The Weinstein Co. is quite proud of French filmmaker Michel Hazanavicius’ charming black-and-white feature The Artist. Thanks to the distributors’ warm glow over it as award season nears, I was fortunate to see it before its admittedly gimmicky hook became too widely known and whittled down to a backlash-baiting reference point: “That silent movie,” or something like that.

The Artist has the ability to surprise and delight greatly those who aren’t going in crossing their arms and daring it to. It stars Jean Dujardin as silent-movie star George Valentin, whose pencil moustache and expressive stoicism recall Douglas Fairbanks.
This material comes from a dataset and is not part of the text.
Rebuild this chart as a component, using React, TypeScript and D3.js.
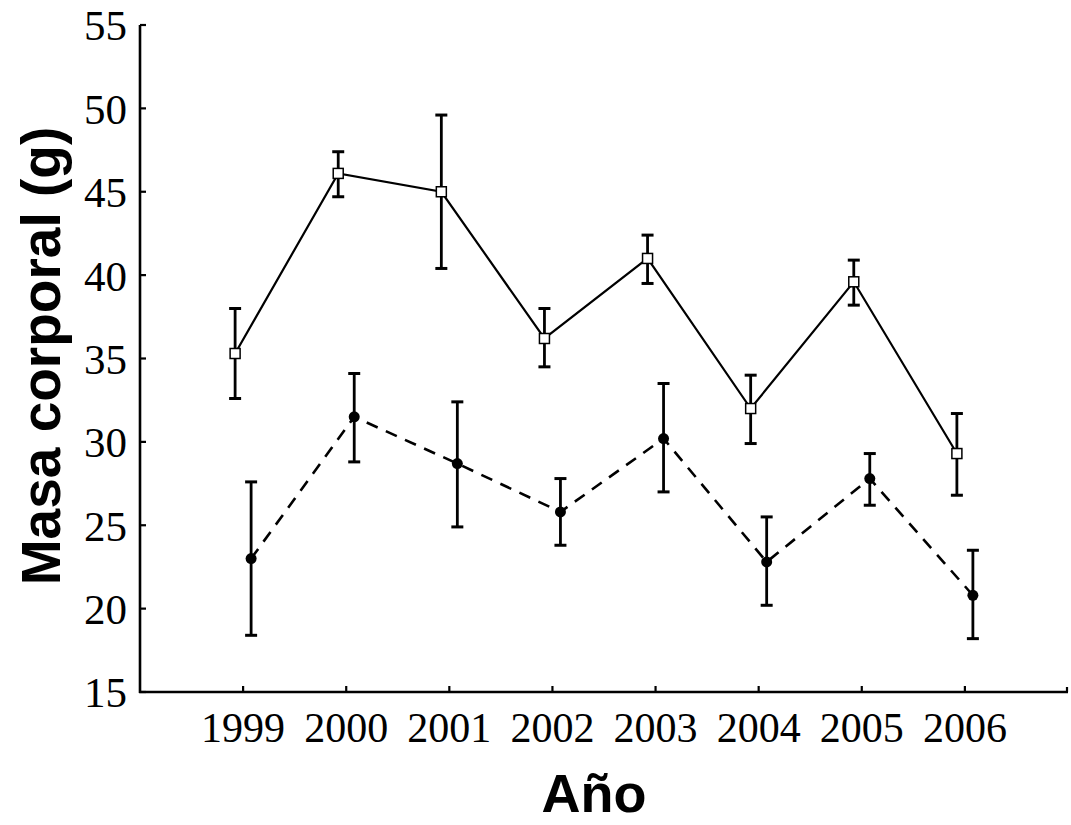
import React from "react";
import * as d3 from "d3";

// Años de muestreo
const years = [1999, 2000, 2001, 2002, 2003, 2004, 2005, 2006];

// Serie 1 (cuadrados blancos, línea continua): media y límites de la barra de error
const seriesAMean = [35.3, 46.1, 45.0, 36.2, 41.0, 32.0, 39.6, 29.3];
const seriesAHigh = [38.0, 47.4, 49.6, 38.0, 42.4, 34.0, 40.9, 31.7];
const seriesALow = [32.6, 44.7, 40.4, 34.5, 39.5, 29.9, 38.2, 26.8];

// Serie 2 (círculos negros, línea discontinua)
const seriesBMean = [23.0, 31.5, 28.7, 25.8, 30.2, 22.8, 27.8, 20.8];
const seriesBHigh = [27.6, 34.1, 32.4, 27.8, 33.5, 25.5, 29.3, 23.5];
const seriesBLow = [18.4, 28.8, 24.9, 23.8, 27.0, 20.2, 26.2, 18.2];

const yTicks = [15, 20, 25, 30, 35, 40, 45, 50, 55];

const W = 1071;
const H = 825;
const left = 140;
const right = 1068;
const top = 25;
const bottom = 692;

export default function App() {
  const x = d3.scaleLinear().domain([1998, 2007]).range([left, right]);
  const y = d3.scaleLinear().domain([15, 55]).range([bottom, top]);

  const offA = -8;
  const offB = 8;

  const lineA = d3
    .line<number>()
    .x((_, i) => x(years[i]) + offA)
    .y((d) => y(d));
  const lineB = d3
    .line<number>()
    .x((_, i) => x(years[i]) + offB)
    .y((d) => y(d));

  const cap = 6;
  const serif = "'Liberation Serif', 'Times New Roman', serif";
  const sans = "'Liberation Sans', Arial, Helvetica, sans-serif";

  const errorBars = (hi: number[], lo: number[], off: number, key: string) =>
    years.map((yr, i) => {
      const cx = x(yr) + off;
      return (
        <g key={key + i} stroke="#000" strokeWidth={2.8}>
          <line x1={cx} x2={cx} y1={y(hi[i])} y2={y(lo[i])} />
          <line x1={cx - cap} x2={cx + cap} y1={y(hi[i])} y2={y(hi[i])} strokeWidth={3} />
          <line x1={cx - cap} x2={cx + cap} y1={y(lo[i])} y2={y(lo[i])} strokeWidth={3} />
        </g>
      );
    });

  return (
    <svg
      width={W}
      height={H}
      viewBox={`0 0 ${W} ${H}`}
      style={{ position: "absolute", left: 0, top: 0, background: "#fff" }}
    >
      <rect x={0} y={0} width={W} height={H} fill="#fff" />

      {/* Ejes */}
      <line x1={left} x2={left} y1={top} y2={bottom + 1} stroke="#000" strokeWidth={2.6} />
      <line x1={left - 1} x2={right} y1={bottom} y2={bottom} stroke="#000" strokeWidth={2.6} />

      {yTicks.map((t) => (
        <g key={"yt" + t}>
          <line x1={left} x2={left + 6} y1={y(t)} y2={y(t)} stroke="#000" strokeWidth={2.2} />
          <text
            x={127}
            y={y(t)}
            dy="0.36em"
            textAnchor="end"
            fontFamily={serif}
            fontSize={43}
            fill="#000"
          >
            {t}
          </text>
        </g>
      ))}

      {years.map((yr) => (
        <g key={"xt" + yr}>
          <line x1={x(yr)} x2={x(yr)} y1={bottom} y2={bottom - 6} stroke="#000" strokeWidth={2.2} />
          <text
            x={x(yr)}
            y={742}
            textAnchor="middle"
            fontFamily={serif}
            fontSize={42}
            fill="#000"
          >
            {yr}
          </text>
        </g>
      ))}
      <line x1={right - 1} x2={right - 1} y1={bottom} y2={bottom - 5} stroke="#000" strokeWidth={2.2} />

      {/* Barras de error */}
      {errorBars(seriesAHigh, seriesALow, offA, "a")}
      {errorBars(seriesBHigh, seriesBLow, offB, "b")}

      {/* Líneas */}
      <path d={lineA(seriesAMean) || ""} fill="none" stroke="#000" strokeWidth={2.2} />
      <path
        d={lineB(seriesBMean) || ""}
        fill="none"
        stroke="#000"
        strokeWidth={2.6}
        strokeDasharray="12 9"
      />

      {/* Marcadores */}
      {seriesAMean.map((v, i) => (
        <rect
          key={"sq" + i}
          x={x(years[i]) + offA - 5}
          y={y(v) - 5}
          width={10}
          height={10}
          fill="#fff"
          stroke="#000"
          strokeWidth={1.5}
        />
      ))}
      {seriesBMean.map((v, i) => (
        <circle key={"ci" + i} cx={x(years[i]) + offB} cy={y(v)} r={5.5} fill="#000" />
      ))}

      {/* Títulos */}
      <text
        transform={`translate(60, ${356}) rotate(-90)`}
        textAnchor="middle"
        fontFamily={sans}
        fontWeight="bold"
        fontSize={55}
        fill="#000"
      >
        Masa corporal (g)
      </text>
      <text
        x={594}
        y={812}
        textAnchor="middle"
        fontFamily={sans}
        fontWeight="bold"
        fontSize={54}
        fill="#000"
      >
        Año
      </text>
    </svg>
  );
}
Things seem to be going well enough for Valentin, even though two major forces as yet unknown to him are about to collide and spell his doom: the popularization of talkies and the effervescence of a bright, ambitious starlet, Peppy Miller (Bérénice Bejo).

She’s an extra on one of his films, and her captivating pixieness (thrown down in a series of old-school set-piece businesses such as practicing her dance steps so Valentin can only see her legs) and right-place-right-time planning land her on the tip of everyone’s tongue. For a short while, Valentin has her all to himself; they flirt and banter and role play some light hero/ingénue sensuality. Things get serious, however, when Valentin’s longtime producer (John Goodman) decides to do away with silents altogether and enlists Peppy as one of his stable talkie future-stars.

As wonderfully slight and a bit jarring as this first act is, the second act devotes itself more to being a tribute factory, with mixed results. Hazanavicius nods to A Star Is Born, Fritz Lang’s Spies, Singing in the Rain, Citizen Kane, The Adventures of Robin Hood, and, least successfully in a subplot devoted to Valentin’s self-immolation, Sunset Boulevard. It can be a dizzying treat for a cinephile, but it does nothing for the story or the run-time lifespan of its gimmick.

Still, Hazanavicius and, especially, Dujardin deserve great credit for proving, as WALL-E did, that storytelling is still about human emotion and expression. The Artist is at turns funny, heartbreaking, thrilling, and a visual marvel, with only the aid of Ludovic Bource’s sublime score to guide our reactions. The Artist is art that stands on its own, a reflective surface of some of cinema’s best ideas.